Darwin sente-se atraído por esses minúsculos arquitetos porque acredita serem eles a chave para a solução de um mistério que levou o Beagle às ilhas Cocos. No memorando do almirantado que autoriza a viagem de cinco anos do navio, uma das principais diretrizes é a investigação da formação dos atóis. O mentor de Darwin, o brilhante geólogo Charles Lyell, havia sugerido pouco tempo antes que os atóis são criados por vulcões submarinos arremessados para cima por poderosos movimentos da crosta terrestre. Na teoria de Lyell, a forma circular característica de um atol emerge quando colônias de coral constroem recifes ao longo da circunferência da cratera vulcânica. O pensamento de Darwin tinha sido profundamente moldado pelo modo como Lyell compreendia o tempo profundo da transformação geológica, mas postado ali na praia, vendo os vagalhões quebrarem contra o coral, ele sabe que seu mentor está errado em relação à origem dos atóis.

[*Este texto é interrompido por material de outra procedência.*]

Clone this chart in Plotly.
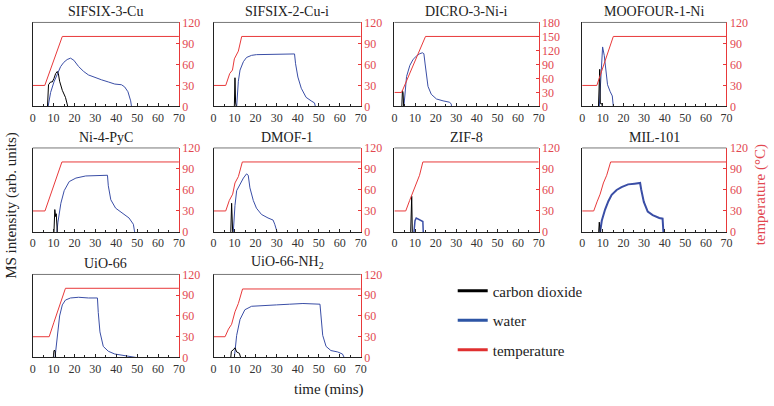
import plotly.graph_objects as go

# ---------------- data ----------------
titles = ["SIFSIX-3-Cu", "SIFSIX-2-Cu-i", "DICRO-3-Ni-i", "MOOFOUR-1-Ni",
          "Ni-4-PyC", "DMOF-1", "ZIF-8", "MIL-101",
          "UiO-66", "UiO-66-NH<sub>2</sub>"]
temp_max = [120, 120, 180, 120, 120, 120, 120, 120, 120, 120]

# temperature (time, °C)
temp_t = [
    [0, 5.8, 14.2, 70],
    [0, 5.8, 7.7, 9.0, 9.9, 11.8, 13.4, 70],
    [0, 3.5, 15.1, 70],
    [0, 7.1, 15.1, 70],
    [0, 5.9, 14.0, 70],
    [0, 5.8, 7.5, 9.1, 10.2, 11.8, 13.7, 70],
    [0, 5.5, 7.4, 10.3, 12.2, 13.8, 70],
    [0, 5.6, 7.2, 8.7, 10.3, 11.9, 13.8, 70],
    [0, 7.9, 10.2, 12.6, 15.7, 70],
    [0, 5.5, 7.1, 8.6, 10.2, 11.8, 13.8, 70],
]
temp_v = [
    [30, 30, 100, 100],
    [30, 30, 47, 52, 68, 79, 100, 100],
    [30, 30, 150, 150],
    [30, 30, 100, 100],
    [30, 30, 100, 100],
    [30, 30, 45, 54, 70, 79, 100, 100],
    [30, 30, 45, 68, 81, 100, 100],
    [30, 30, 43, 54, 70, 81, 100, 100],
    [30, 30, 51, 72, 100, 100],
    [30, 30, 41, 48, 66, 78, 99, 99],
]

# carbon dioxide MS signal (arb. units)
co2_t = [
    [7.1, 7.6, 8.6, 9.4, 10.2, 11.0, 11.8, 12.3, 12.9, 14.2, 15.7, 16.8],
    [9.9, 10.2, 10.5, 10.8],
    [3.6, 3.9, 4.2, 4.5],
    [7.9, 8.5, 8.8, 9.5, 9.8],
    [10.2, 10.6, 11.0, 11.3, 11.8],
    [8.2, 8.6, 9.1],
    [7.9, 8.4, 8.7],
    [8.0, 8.3, 8.7],
    [9.9, 10.2, 10.7, 11.0],
    [8.2, 8.5, 9.4, 10.2, 11.0, 12.3, 12.9],
]
co2_v = [
    [0, 31, 35, 35, 40, 47, 50, 47, 36, 23, 13, 0],
    [0, 41, 5, 0],
    [0, 34, 30, 0],
    [0, 53, 4, 4, 0],
    [0, 32, 22, 26, 0],
    [0, 41, 0],
    [0, 51, 0],
    [0, 14, 0],
    [0, 10, 10, 0],
    [0, 9, 11, 14, 8, 6, 0],
]

# water MS signal (arb. units)
h2o_t = [
    [7.4, 8.6, 10.2, 11.8, 13.4, 14.9, 16.5, 18.1, 19.7, 22.0, 24.4, 26.7, 29.9, 33.0, 36.2, 39.3, 42.5, 44.0, 45.6, 46.9, 47.3],
    [11.0, 11.8, 12.6, 14.2, 15.7, 18.1, 20.4, 28.3, 36.2, 38.5, 39.0, 40.1, 41.7, 44.0, 46.4, 48.0, 48.4],
    [4.6, 5.9, 7.5, 9.1, 10.7, 12.3, 13.6, 14.3, 14.9, 15.5, 16.3, 17.9, 20.4, 23.6, 26.8, 27.6, 27.7],
    [8.3, 9.1, 9.9, 10.7, 11.5, 12.3, 13.6, 14.6, 15.1],
    [11.6, 12.1, 13.5, 15.1, 17.5, 20.7, 25.4, 30.2, 35.8, 36.2, 37.4, 39.7, 42.9, 46.1, 48.2, 48.8],
    [9.4, 10.2, 11.0, 12.6, 14.2, 15.7, 16.5, 17.3, 18.9, 20.4, 22.8, 25.9, 28.3, 29.1, 30.2],
    [9.5, 10.0, 10.6, 11.4, 12.5, 13.8, 14.0],
    [8.7, 9.5, 11.1, 12.7, 14.3, 16.7, 19.1, 22.3, 25.4, 28.1, 28.6, 29.9, 31.8, 34.2, 37.4, 39.0, 39.4],
    [10.7, 11.8, 12.9, 14.2, 15.7, 18.1, 22.0, 26.7, 31.0, 31.4, 32.2, 33.8, 36.2, 39.3, 45.6, 48.7, 49.5],
    [9.9, 11.0, 12.6, 14.9, 18.1, 22.0, 29.9, 36.2, 42.5, 50.6, 51.1, 51.9, 53.5, 55.8, 59.0, 61.3, 62.1],
]
h2o_v = [
    [0, 20, 35, 47, 57, 63, 67, 69, 66, 57, 50, 45, 41, 38, 35, 32, 31, 28, 21, 8, 0],
    [0, 36, 52, 64, 70, 73, 74, 74, 74, 75, 61, 42, 26, 13, 8, 5, 0],
    [0, 64, 88, 101, 108, 113, 115, 113, 91, 64, 43, 26, 16, 12, 9, 5, 0],
    [0, 49, 85, 73, 49, 31, 21, 15, 0],
    [0, 14, 41, 59, 72, 77, 80, 80, 81, 66, 46, 34, 27, 20, 11, 0],
    [0, 38, 59, 68, 77, 83, 81, 63, 45, 34, 25, 20, 17, 11, 0],
    [0, 16, 20, 19, 17, 15, 0],
    [0, 16, 32, 44, 53, 60, 64, 68, 69, 70, 61, 43, 29, 24, 20, 19, 0],
    [0, 32, 60, 76, 83, 86, 87, 86, 86, 65, 37, 16, 9, 5, 2, 1, 0],
    [0, 32, 55, 69, 74, 75, 76, 77, 78, 77, 60, 32, 16, 10, 8, 5, 0],
]
water_width = [1, 1, 1, 1, 1, 1, 1.5, 2, 1, 1]

x_ticks = [0, 10, 20, 30, 40, 50, 60, 70]

# ---------------- styling / layout ----------------
W, H = 774, 406
BLUE = "#3a4ea6"
RED = "#e8393a"
RED_TXT = "#e2474f"
FONT = "'Liberation Serif', 'DejaVu Serif', serif"

col_px = [(30, 178), (213, 362), (396, 542), (586, 732)]
row_px = [(16, 103), (146, 233), (277, 363)]

fig = go.Figure()
layout = {}

for k in range(10):
    r, c = divmod(k, 4)
    xi = k + 1
    yl = 2 * k + 1
    yr = 2 * k + 2
    xname = "x" if xi == 1 else f"x{xi}"
    ylname = "y" if yl == 1 else f"y{yl}"
    yrname = f"y{yr}"
    xdom = [col_px[c][0] / W, col_px[c][1] / W]
    ydom = [1 - row_px[r][1] / H, 1 - row_px[r][0] / H]
    tmax = temp_max[k]

    layout["xaxis" if xi == 1 else f"xaxis{xi}"] = dict(
        domain=xdom, anchor=ylname, range=[0, 70], tickvals=x_ticks,
        showline=True, linecolor="#222", linewidth=1, ticks="inside",
        ticklen=3, tickcolor="#222",
        minor=dict(dtick=5, ticks="inside", ticklen=2, tickcolor="#222"),
        showgrid=False, zeroline=False,
        tickfont=dict(family=FONT, size=12, color="#333"),
    )
    layout["yaxis" if yl == 1 else f"yaxis{yl}"] = dict(
        domain=ydom, anchor=xname, range=[0, tmax], showticklabels=False,
        showline=True, linecolor="#222", linewidth=1, ticks="",
        showgrid=False, zeroline=False,
    )
    layout[f"yaxis{yr}"] = dict(
        domain=ydom, anchor=xname, overlaying=ylname, side="right",
        range=[0, tmax], dtick=30, showline=True, linecolor=RED, linewidth=1,
        ticks="inside", ticklen=3, tickcolor=RED, showgrid=False, zeroline=False,
        tickfont=dict(family=FONT, size=12, color=RED_TXT),
    )

    fig.add_trace(go.Scatter(x=temp_t[k], y=temp_v[k], mode="lines",
                             line=dict(color=RED, width=1), xaxis=xname, yaxis=yrname,
                             showlegend=False, hoverinfo="skip"))
    fig.add_trace(go.Scatter(x=h2o_t[k], y=h2o_v[k], mode="lines",
                             line=dict(color=BLUE, width=water_width[k]), xaxis=xname, yaxis=ylname,
                             showlegend=False, hoverinfo="skip"))
    fig.add_trace(go.Scatter(x=co2_t[k], y=co2_v[k], mode="lines",
                             line=dict(color="black", width=1), xaxis=xname, yaxis=ylname,
                             showlegend=False, hoverinfo="skip"))

    # top frame line
    fig.add_shape(type="line", xref=f"{xname} domain", yref=f"{ylname} domain",
                  x0=0, x1=1, y0=1, y1=1, line=dict(color="#777", width=1))
    # panel title
    fig.add_annotation(text=titles[k], xref=f"{xname} domain", yref=f"{ylname} domain",
                       x=0.5, y=1, xanchor="center", yanchor="bottom", yshift=1,
                       showarrow=False, font=dict(family=FONT, size=14, color="#222"))

# legend entries (dummy traces with thick lines)
for name, col in [("carbon dioxide", "black"), ("water", "#2d55a5"), ("temperature", "#e03030")]:
    fig.add_trace(go.Scatter(x=[None], y=[None], mode="lines", name=name,
                             line=dict(color=col, width=3), legendgroup=name,
                             xaxis="x", yaxis="y"))

# global axis titles
fig.add_annotation(text="MS intensity (arb. units)", xref="paper", yref="paper",
                   x=9 / W, y=1 - 205 / H, xanchor="center", yanchor="middle",
                   textangle=-90, showarrow=False,
                   font=dict(family=FONT, size=15, color="#222"))
fig.add_annotation(text="temperature (°C)", xref="paper", yref="paper",
                   x=766 / W, y=1 - 195 / H, xanchor="center", yanchor="middle",
                   textangle=-90, showarrow=False,
                   font=dict(family=FONT, size=15, color=RED_TXT))
fig.add_annotation(text="time (mins)", xref="paper", yref="paper",
                   x=330 / W, y=1 - 396 / H, xanchor="center", yanchor="middle",
                   showarrow=False,
                   font=dict(family=FONT, size=15, color="#222"))

fig.update_layout(
    **layout,
    width=W, height=H,
    margin=dict(l=0, r=0, t=0, b=0),
    paper_bgcolor="white", plot_bgcolor="white",
    font=dict(family=FONT),
    showlegend=True,
    legend=dict(x=455 / W, y=1 - 277 / H, xanchor="left", yanchor="top",
                font=dict(family=FONT, size=15, color="#222"),
                tracegroupgap=7, bgcolor="rgba(0,0,0,0)"),
)

fig.write_html("out.html", config={"displayModeBar": False},
               post_script="document.body.style.margin='0';document.body.style.overflow='hidden';")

Essa não é uma história de simples geologia, ele percebe. É uma história relacionada à persistência inovadora da vida. E, enquanto matuta sobre a ideia, há um indício de outra coisa em sua mente, uma teoria maior, mais abrangente, que poderia explicar o vasto âmbito das inovações da vida. Formas desconhecidas vão, pouco a pouco, ganhando corpo.
Dias depois, de volta ao Beagle, Darwin abre seu diário e reflete sobre aquele choque mesmerizante entre as ondas e o coral. Pressagiando uma linha que publicaria trinta anos mais tarde na passagem mais famosa de A origem das espécies, escreve: “Mal posso explicar a razão, mas parece-me haver grande magnificência na visão das costas exteriores desses atóis.” Com o tempo, descobriria o porquê.